Lower input costs push up 2020-21 Scottish farm incomes

Average farm business income (FBI) in Scotland increased by more than £10,000 in 2020-21, to £39,300.

Reduced on-farm input costs were the major driver behind this uplift, with a small change in inputs resulting in a more significant change in incomes, according to the Scottish government.

The average farm made a loss of £12,900 from agricultural activities and received £39,800 in direct payments.

Diversified enterprises made an average profit of £5,200, up marginally on the previous year.

See also: Survey reveals farm managers’ salaries, bonuses and perks

When including support payments, 81% of farms in the survey made a profit. Without support, only 37% remained profitable.

The Farm Business Survey covered about 400 farms for the 2020-21 accounting year and 2020 crop year.

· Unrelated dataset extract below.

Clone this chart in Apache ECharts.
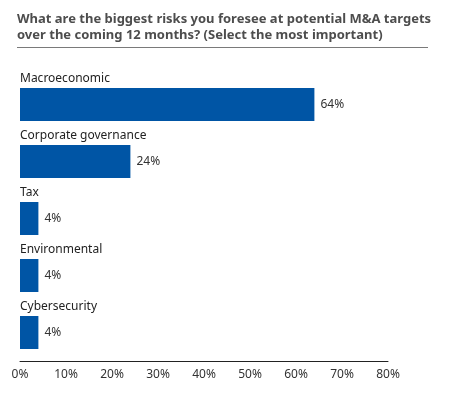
<!DOCTYPE html>
<html>
<head>
<meta charset="utf-8">
<script src="https://cdn.jsdelivr.net/npm/echarts@6/dist/echarts.min.js"></script>
<style>
  html, body { margin: 0; padding: 0; background: #fff; }
  #chart { width: 462px; height: 398px; }
</style>
</head>
<body>
<div id="chart"></div>
<script>
// data
const categories = ['Macroeconomic', 'Corporate governance', 'Tax', 'Environmental', 'Cybersecurity']
const shares = [64, 24, 4, 4, 4]
const axisTicks = [0, 10, 20, 30, 40, 50, 60, 70, 80]

const chart = echarts.init(document.getElementById('chart'))

const font = 'Noto Sans'

let options = {
  animation: false,
  backgroundColor: '#fff',
  title: {
    text: 'What are the biggest risks you foresee at potential M&A targets\nover the coming 12 months? (Select the most important)',
    left: 12,
    top: 6,
    textStyle: {
      fontFamily: font,
      fontSize: 13,
      fontWeight: 'bold',
      color: '#4d4d4d',
      lineHeight: 16
    }
  },
  graphic: [{
    type: 'line',
    shape: { x1: 17, y1: 47.5, x2: 428, y2: 47.5 },
    style: { stroke: '#7a7a7a', lineWidth: 1 }
  }],
  grid: { left: 20, right: 74, top: 76, bottom: 37 },
  xAxis: {
    type: 'value',
    min: axisTicks[0],
    max: axisTicks[axisTicks.length - 1],
    interval: 10,
    splitLine: { show: false },
    axisTick: { show: false },
    axisLine: { show: true, lineStyle: { color: '#222', width: 1 } },
    axisLabel: {
      formatter: '{value}%',
      fontFamily: font,
      fontSize: 12,
      color: '#333',
      margin: 8
    }
  },
  yAxis: {
    type: 'category',
    data: categories,
    inverse: true,
    axisLine: { show: false },
    axisTick: { show: false },
    axisLabel: { show: false }
  },
  series: [
    {
      type: 'bar',
      data: shares,
      barWidth: 33,
      itemStyle: { color: '#0055a5' },
      label: {
        show: true,
        position: 'right',
        distance: 6,
        formatter: '{c}%',
        fontFamily: font,
        fontSize: 12,
        color: '#333'
      }
    },
    {
      // invisible copy that carries the category names above each bar
      type: 'bar',
      data: shares,
      barWidth: 33,
      barGap: '-100%',
      itemStyle: { color: 'rgba(0,0,0,0)' },
      silent: true,
      label: {
        show: true,
        position: [0, -3],
        align: 'left',
        verticalAlign: 'bottom',
        formatter: '{b}',
        fontFamily: font,
        fontSize: 12,
        color: '#222'
      }
    }
  ]
}

chart.setOption(options)
</script>
</body>
</html>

Pigs, poultry and horticulture are not included in the survey results.

What is farm business income?

FBI represents the financial return to all unpaid labour (farmers and spouses, non-principal partners and their spouses, and family workers) and on all their capital invested in the farm business, including land and buildings.

In essence, FBI is the same as net profit, which as a standard financial accounting measure of income is used widely within and outside agriculture.

Average income by farm type: (including support payments)

  • Dairy – £99,600
  • Cereals – £68,400
  • General cropping – £67,800
  • Mixed – £45,300
  • Lowland cattle and sheep – £29,900
  • Less-favoured areas (LFA) cattle – £23,000
  • LFA cattle and sheep – £28,800
  • LFA sheep – £9,600

Source: Scottish Farm Business Income Estimates 2020-21

Livestock farms are more heavily reliant on support payments especially in less-favoured areas (LFA), according to the data.

Only 7% of LFA sheep enterprises would have been profitable without support payments in 2020-21.

The average farm in the survey also received £13,100 in off-farm income.

Industry comment

NFU Scotland

NFU Scotland’s director of policy, Jonnie Hall said the statistics highlight both how quickly things can change and how change must be managed through policy and practice.

Mr Hall said: “The figures are a stark reminder of key issues that Scottish agriculture must manage better.

“The extraordinary rises in input costs we are witnessing now, compared to the lower costs of 2020 that yielded improved margins, vividly illustrate how exposed we are to volatility, especially input costs.

“Building resilience will be key in the more exposed operating environment we find ourselves in.”

Scottish government

Rural affairs secretary Mairi Gougeon said: “We are committed to transforming how we support farming and food production to become a global leader in sustainable and regenerative agriculture.

“Crucially, that includes an ongoing commitment to direct payments and supporting farmers and crofters to produce more of our food more sustainably.

“A new Scottish Agriculture Bill will be brought forward in 2023 to provide a replacement for the Common Agricultural Policy and this will include future farming support payments.”